The bill was signed by then-California Governor Jerry Brown in September 2018 and changed the liability for accomplices to felony murder.
The El Dorado County District Attorney’s Office said it was an unauthorized legislative amendment of two previous voter initiatives, Proposition 7 and Proposition 115, and Mullen agreed.
Mullen ruled that only voters could change a voter initiative. He said, even if SB 1437 was an amendment to the previous voter-approved Proposition 7, it didn’t meet the required two-thirds vote by both the State Senate and Assembly before the Governor signed it.
However, Mullen is mistaken based on a ruling by the Fourth Appellate District Court.
In 2019, Manuel De Jesus Prado filed a petition under SB 1437
“I could not now be convicted of 1st- or 2nd-degree murder because of changes made to Penal Code §§ 188 and 189, effective January 1, 2019,” Prado said.
In People v. Prado, the Fourth Appellate District Court’s ruling explained that a trial court’s ruling on the constitutionality of a legislative act is a pure question of law. Also, in its analysis, the Court began with the presumption that any legislative act is valid. Such a presumption may be rebutted by showing that the act conflicts with the federal or state constitution.
The Fourth Appellate District held that 1437 did not amend Proposition 7 or Proposition 115. Proposition 7 increased the punishment for murder, while Senate Bill 1437 amended the elements of murder to establish accomplice liability.

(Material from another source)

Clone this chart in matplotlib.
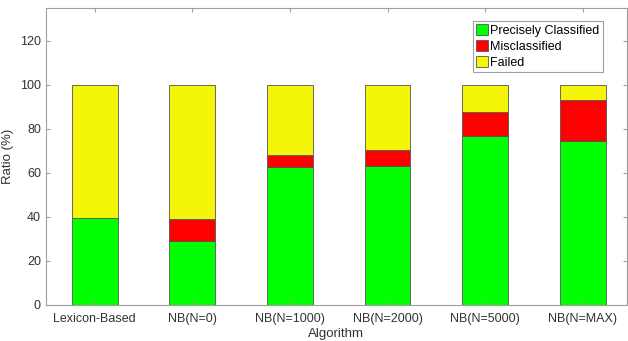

The people of California have the power to place propositions on the ballot through the voter initiative process, according to the Legislative Analyst’s Office (LAO).
“This includes initiatives to amend the Constitution or other state laws (or both), as well as referenda to overturn certain legislatively enacted laws,” the LAO website reads. In addition, with a two-thirds vote, the Legislature can put measures to amend the state Constitution or approve bond financing before voters. With a majority vote, the Legislature can also place on the ballot measures to change state laws previously added or amended by voter initiative.”
Through Judge Mullen’s misinterpretation of California law, Vaccaro and Lopez have been convicted of murder after juries were presented with false and coerced witness statements and exculpatory evidence withheld by El Dorado County prosecutors.
Defense attorneys for the defendants have failed to present exculpatory evidence that they knew of, failed to call witnesses that had knowledge that contradicts prosecutors’ narrative in defense of their clients, and failed to provide adequate counsel.
Davidson and Randolph are still fighting their cases.
Adams plead no contest to murder and robbery and was sentenced to 25 years to life. He has been in North Kern State Prison since August 2021. According to the state’s prison website, he is eligible for parole in September 2028.